** START RECORD EXCERPTS **

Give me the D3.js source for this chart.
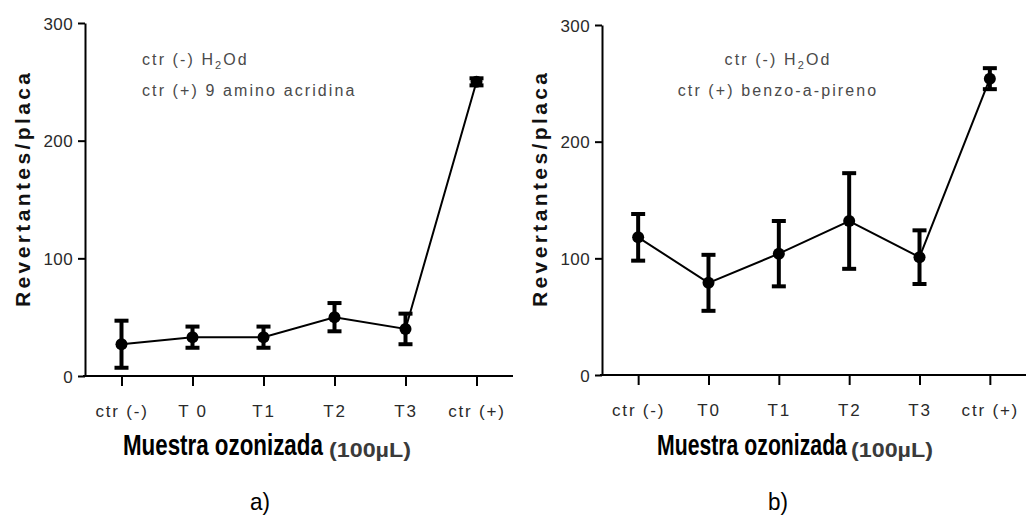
<!DOCTYPE html>
<html>
<head>
<meta charset="utf-8">
<script src="https://cdn.jsdelivr.net/npm/d3@7"></script>
<style>
  body { margin: 0; background: #fff; }
  svg { display: block; }
</style>
</head>
<body>
<div class="canvas"></div>
<script>
// muestras y valores (revertantes/placa, media y error)
const categories = ['ctr (-)', 'T0', 'T1', 'T2', 'T3', 'ctr (+)'];
const tickLabelsA = ['ctr (-)', 'T 0', 'T1', 'T2', 'T3', 'ctr (+)'];
const meansA = [27, 33, 33, 50, 40, 250];
const errA = [20, 9, 9, 12, 13, 3];
const meansB = [118, 79, 104, 132, 101, 254];
const errB = [20, 24, 28, 41, 23, 9];
const yTicks = [0, 100, 200, 300];
const notesA = ['ctr (-) H|2|Od', 'ctr (+) 9 amino acridina'];
const notesB = ['ctr (-) H|2|Od', 'ctr (+) benzo-a-pireno'];

const svg = d3.select('.canvas')
  .append('svg')
    .attr('width', 1026)
    .attr('height', 515)

// texto estrecho: mide el ancho y lo escala en x
var narrowText = (g, txt, x, y, w, size, weight, color) => {
  const t = g.append('text')
    .attr('font-family', 'Liberation Sans, Arial, sans-serif')
    .attr('font-size', size)
    .attr('font-weight', weight)
    .attr('fill', color)
    .text(txt)
  const len = t.node().getComputedTextLength()
  t.attr('transform', `translate(${x}, ${y}) scale(${w / len}, 1)`)
  return t
}

var drawPanel = (opts) => {
  const g = svg.append('g')
    .attr('transform', `translate(${opts.dx}, 0)`)

  const x = d3.scalePoint()
    .domain(categories)
    .range([85, opts.xEnd])
    .padding(0.514)

  const y = d3.scaleLinear()
    .domain([0, 300])
    .range([opts.y0, opts.y300])

  const data = categories.map((c, i) => ({ cat: c, m: opts.means[i], e: opts.errs[i] }));

  // ejes
  const xAxis = d3.axisBottom(x)
    .tickSizeInner(10)
    .tickSizeOuter(0)
    .tickFormat((d, i) => opts.tickLabels[i])
  const xg = g.append('g')
    .attr('transform', `translate(0, ${opts.y0})`)
    .call(xAxis)
  xg.select('.domain').attr('stroke', '#000').attr('stroke-width', 2).attr('d', `M83,0H${opts.xEnd}`)
  xg.selectAll('.tick line').attr('stroke', '#000').attr('stroke-width', 2)
  xg.selectAll('.tick text')
    .attr('y', 29)
    .attr('fill', '#2a2a2a')
    .attr('font-family', 'Liberation Sans, Arial, sans-serif')
    .attr('font-size', 17)
    .attr('letter-spacing', 1.8)

  const yAxis = d3.axisLeft(y)
    .tickValues(yTicks)
    .tickSizeInner(7)
    .tickSizeOuter(0)
  const yg = g.append('g')
    .attr('transform', 'translate(85, 0)')
    .call(yAxis)
  yg.select('.domain').attr('stroke', '#000').attr('stroke-width', 2)
  yg.selectAll('.tick line').attr('stroke', '#000').attr('stroke-width', 2)
  yg.selectAll('.tick text')
    .attr('x', -12)
    .attr('dy', '0.36em')
    .attr('fill', '#2a2a2a')
    .attr('font-family', 'Liberation Sans, Arial, sans-serif')
    .attr('font-size', 17)
    .attr('letter-spacing', 0.4)

  // linea
  const line = d3.line()
    .x(d => x(d.cat))
    .y(d => y(d.m))
  g.append('path')
    .datum(data)
    .attr('d', line)
    .attr('fill', 'none')
    .attr('stroke', '#000')
    .attr('stroke-width', 2)

  // barras de error
  const bars = g.selectAll('.err')
    .data(data)
    .enter()
    .append('g')
      .attr('class', 'err')
  bars.append('line')
    .attr('x1', d => x(d.cat)).attr('x2', d => x(d.cat))
    .attr('y1', d => y(d.m - d.e)).attr('y2', d => y(d.m + d.e))
    .attr('stroke', '#000').attr('stroke-width', 4)
  bars.selectAll('.cap')
    .data(d => [d.m - d.e, d.m + d.e].map(v => ({ cat: d.cat, v: v })))
    .enter()
    .append('line')
      .attr('x1', d => x(d.cat) - 7).attr('x2', d => x(d.cat) + 7)
      .attr('y1', d => y(d.v)).attr('y2', d => y(d.v))
      .attr('stroke', '#000').attr('stroke-width', 4)

  g.selectAll('.pt')
    .data(data)
    .enter()
    .append('circle')
      .attr('cx', d => x(d.cat))
      .attr('cy', d => y(d.m))
      .attr('r', 6)
      .attr('fill', '#000')

  // notas
  opts.notes.forEach((n, i) => {
    const t = g.append('text')
      .attr('x', opts.noteX)
      .attr('y', 65 + i * 31)
      .attr('text-anchor', opts.noteAnchor)
      .attr('fill', '#4a4a4a')
      .attr('font-family', 'Liberation Sans, Arial, sans-serif')
      .attr('font-size', 16)
      .attr('letter-spacing', 2.1)
    n.split('|').forEach((part, j) => {
      t.append('tspan')
        .attr('font-size', j == 1 ? 11 : 16)
        .attr('dy', j == 1 ? 4 : (j == 2 ? -4 : 0))
        .text(part)
    })
  })

  // titulos
  g.append('text')
    .attr('transform', `translate(30, ${opts.yLabelC}) rotate(-90)`)
    .attr('text-anchor', 'middle')
    .attr('font-family', 'Liberation Sans, Arial, sans-serif')
    .attr('font-weight', 'bold')
    .attr('font-size', 21)
    .attr('textLength', 234)
    .attr('lengthAdjust', 'spacing')
    .attr('fill', '#111')
    .text('Revertantes/placa')

  narrowText(g, 'Muestra ozonizada', opts.xTitleX, 455, opts.xTitleW, 29, 'bold', '#000')
  narrowText(g, '(100µL)', opts.xTitleX + opts.xTitleW + opts.xTitleGap, 457, 82, 21, 'bold', '#3a3a3a')
  narrowText(g, opts.letter, opts.letterX, 510, 20, 24, 'normal', '#000')
}

drawPanel({
  dx: 0, xEnd: 513, y0: 376, y300: 23,
  means: meansA, errs: errA, tickLabels: tickLabelsA,
  notes: notesA, noteX: 142, noteAnchor: 'start',
  yLabelC: 190, xTitleX: 123, xTitleW: 200, xTitleGap: 6, letterX: 250, letter: 'a)'
})

drawPanel({
  dx: 517, xEnd: 509, y0: 375, y300: 25,
  means: meansB, errs: errB, tickLabels: categories,
  notes: notesB, noteX: 261, noteAnchor: 'middle',
  yLabelC: 190, xTitleX: 140, xTitleW: 190, xTitleGap: 4, letterX: 251, letter: 'b)'
})
</script>
</body>
</html>
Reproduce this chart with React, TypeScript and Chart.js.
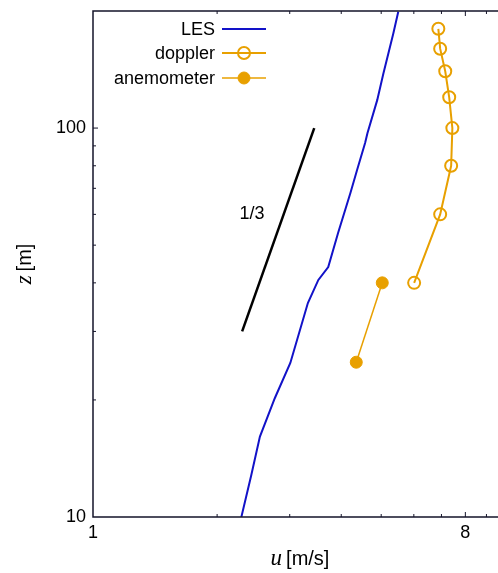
import React, { useEffect, useRef } from 'react';
import { Chart, registerables } from 'chart.js';

Chart.register(...registerables);

// ---- data ----
const LES_U = [2.29, 2.42, 2.54, 2.76, 3.01, 3.32, 3.52, 3.72, 3.93, 4.21, 4.37, 4.57, 4.63, 4.89, 5.06, 5.35, 5.5];
const LES_Z = [10, 12.8, 16.1, 20.2, 24.9, 35.5, 40.7, 43.9, 53.7, 68.1, 78.0, 91.5, 97, 118, 138, 175, 199];
const DOPPLER_U = [6.01, 6.95, 7.39, 7.44, 7.31, 7.15, 6.95, 6.88];
const DOPPLER_Z = [40, 60, 80, 100, 120, 140, 160, 180];
const ANEMO_U = [4.35, 5.03];
const ANEMO_Z = [25, 40];
const SLOPE_U = [2.3, 3.44];
const SLOPE_Z = [30, 100];
const SLOPE_LABEL = '1/3';
const SLOPE_LABEL_POS = [2.43, 60];
const X_MIN = 1;
const X_MAX = 9.6;
const Y_MIN = 10;
const Y_MAX = 200;
const X_TICKS = [1, 2, 3, 4, 5, 6, 7, 8, 9];
const X_TICK_LABELS = [1, 8];
const Y_TICKS = [10, 20, 30, 40, 50, 60, 70, 80, 90, 100, 200];
const Y_TICK_LABELS = [10, 100];
const SERIES_NAMES = ['LES', 'doppler', 'anemometer'];

const BLUE = '#1212c8';
const ORANGE = '#e8a000';
const AXIS = '#14142a';
const FONT = '"Liberation Sans", Arial, sans-serif';

const zip = (xs: number[], ys: number[]) => xs.map((x, i) => ({ x, y: ys[i] }));

const overlay = {
  id: 'overlay',
  afterDraw(chart: any) {
    const ctx = chart.ctx;
    const { left, top, right, bottom } = chart.chartArea;
    const xs = chart.scales.x;
    const ys = chart.scales.y;
    ctx.save();
    // frame
    ctx.strokeStyle = AXIS;
    ctx.lineWidth = 1.5;
    ctx.beginPath();
    ctx.moveTo(right + 5, top);
    ctx.lineTo(left, top);
    ctx.lineTo(left, bottom);
    ctx.lineTo(right + 5, bottom);
    ctx.stroke();
    // inward ticks
    ctx.lineWidth = 1;
    X_TICKS.forEach((v) => {
      const px = xs.getPixelForValue(v);
      if (px <= left + 1) return;
      const len = X_TICK_LABELS.includes(v) ? 5 : 3;
      ctx.beginPath();
      ctx.moveTo(px, bottom);
      ctx.lineTo(px, bottom - len);
      ctx.moveTo(px, top);
      ctx.lineTo(px, top + len);
      ctx.stroke();
    });
    Y_TICKS.forEach((v) => {
      const py = ys.getPixelForValue(v);
      if (py >= bottom - 1 || py <= top + 1) return;
      const len = Y_TICK_LABELS.includes(v) ? 5 : 3;
      ctx.beginPath();
      ctx.moveTo(left, py);
      ctx.lineTo(left + len, py);
      ctx.stroke();
    });
    // slope label
    ctx.fillStyle = '#000';
    ctx.font = '18px ' + FONT;
    ctx.textAlign = 'center';
    ctx.textBaseline = 'middle';
    ctx.fillText(SLOPE_LABEL, xs.getPixelForValue(SLOPE_LABEL_POS[0]), ys.getPixelForValue(SLOPE_LABEL_POS[1]));
    // x title: u [m/s]
    ctx.textBaseline = 'alphabetic';
    ctx.textAlign = 'left';
    const it = 'italic 23px "Liberation Serif", serif';
    const rg = '20px ' + FONT;
    const gap = 4;
    ctx.font = it;
    const wu = ctx.measureText('u').width;
    ctx.font = rg;
    const wr = ctx.measureText('[m/s]').width;
    let sx = 300 - (wu + gap + wr) / 2;
    ctx.font = it;
    ctx.fillText('u', sx, 565);
    ctx.font = rg;
    ctx.fillText('[m/s]', sx + wu + gap, 565);
    // y title: z [m]
    ctx.save();
    ctx.translate(31, 264);
    ctx.rotate(-Math.PI / 2);
    ctx.font = it;
    const wz = ctx.measureText('z').width;
    ctx.font = rg;
    const wm = ctx.measureText('[m]').width;
    sx = -(wz + gap + wm) / 2;
    ctx.font = it;
    ctx.fillText('z', sx, 0);
    ctx.font = rg;
    ctx.fillText('[m]', sx + wz + gap, 0);
    ctx.restore();
    // legend
    const ds = chart.data.datasets;
    const rows = [29, 53, 78];
    ctx.font = '18px ' + FONT;
    ctx.textAlign = 'right';
    ctx.textBaseline = 'middle';
    SERIES_NAMES.forEach((name, i) => {
      const d = ds[i];
      const y = rows[i];
      ctx.fillStyle = '#000';
      ctx.fillText(name, 215, y + 1);
      ctx.strokeStyle = d.borderColor;
      ctx.lineWidth = d.borderWidth;
      ctx.beginPath();
      ctx.moveTo(222, y);
      ctx.lineTo(266, y);
      ctx.stroke();
      if (d.pointRadius > 0) {
        ctx.beginPath();
        ctx.arc(244, y, d.pointRadius, 0, Math.PI * 2);
        ctx.fillStyle = d.pointBackgroundColor;
        ctx.fill();
        ctx.lineWidth = d.pointBorderWidth;
        ctx.stroke();
      }
    });
    ctx.restore();
  },
};

export default function App() {
  const ref = useRef<HTMLCanvasElement | null>(null);
  useEffect(() => {
    if (!ref.current) return;
    const chart = new Chart(ref.current, {
      type: 'scatter',
      data: {
        datasets: [
          {
            label: SERIES_NAMES[0],
            data: zip(LES_U, LES_Z),
            showLine: true,
            borderColor: BLUE,
            backgroundColor: BLUE,
            borderWidth: 2,
            pointRadius: 0,
          },
          {
            label: SERIES_NAMES[1],
            data: zip(DOPPLER_U, DOPPLER_Z),
            showLine: true,
            borderColor: ORANGE,
            backgroundColor: '#ffffff',
            pointBackgroundColor: 'rgba(255,255,255,0)',
            pointBorderColor: ORANGE,
            borderWidth: 2,
            pointRadius: 6,
            pointBorderWidth: 2,
          },
          {
            label: SERIES_NAMES[2],
            data: zip(ANEMO_U, ANEMO_Z),
            showLine: true,
            borderColor: ORANGE,
            backgroundColor: ORANGE,
            pointBackgroundColor: ORANGE,
            pointBorderColor: ORANGE,
            borderWidth: 1.5,
            pointRadius: 6,
            pointBorderWidth: 1,
          },
          {
            label: 'slope',
            data: zip(SLOPE_U, SLOPE_Z),
            showLine: true,
            borderColor: '#000000',
            backgroundColor: '#000000',
            borderWidth: 2.5,
            pointRadius: 0,
          },
        ],
      } as any,
      options: {
        animation: false,
        responsive: false,
        maintainAspectRatio: false,
        layout: { autoPadding: false, padding: { top: 11, right: 0, left: 0, bottom: 0 } },
        plugins: { legend: { display: false }, tooltip: { enabled: false } },
        scales: {
          x: {
            type: 'logarithmic',
            min: X_MIN,
            max: X_MAX,
            bounds: 'data',
            border: { display: false },
            grid: { display: false, drawTicks: false },
            afterBuildTicks: (s: any) => {
              s.ticks = X_TICKS.map((v) => ({ value: v }));
              s.min = X_MIN;
              s.max = X_MAX;
            },
            afterFit: (s: any) => {
              s.height = 56;
              s.paddingLeft = 0;
              s.paddingRight = 0;
              s.paddingTop = 0;
              s.paddingBottom = 0;
            },
            ticks: {
              autoSkip: false,
              maxRotation: 0,
              padding: 5,
              color: '#000',
              font: { family: FONT, size: 18 },
              callback: (v: any) => (X_TICK_LABELS.includes(Number(v)) ? String(v) : ''),
            },
          },
          y: {
            type: 'logarithmic',
            min: Y_MIN,
            max: Y_MAX,
            bounds: 'data',
            border: { display: false },
            grid: { display: false, drawTicks: false },
            afterBuildTicks: (s: any) => {
              s.ticks = Y_TICKS.map((v) => ({ value: v }));
              s.min = Y_MIN;
              s.max = Y_MAX;
            },
            afterFit: (s: any) => {
              s.width = 93;
              s.paddingLeft = 0;
              s.paddingRight = 0;
              s.paddingTop = 0;
              s.paddingBottom = 0;
            },
            ticks: {
              autoSkip: false,
              padding: 7,
              color: '#000',
              font: { family: FONT, size: 18 },
              callback: (v: any) => (Y_TICK_LABELS.includes(Number(v)) ? String(v) : ''),
            },
          },
        },
      } as any,
      plugins: [overlay],
    });
    return () => chart.destroy();
  }, []);
  return (
    <div style={{ position: 'absolute', left: 0, top: 0, width: 498, height: 573, background: '#fff' }}>
      <canvas ref={ref} width={498} height={573} style={{ width: 498, height: 573, display: 'block' }} />
    </div>
  );
}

** END RECORD EXCERPTS **

WORK TO DO:
Track down every line of the material containing the string "this", and copy it.

TASK RESULT:
Give me the D3.js source for this chart.
Reproduce this chart with React, TypeScript and Chart.js.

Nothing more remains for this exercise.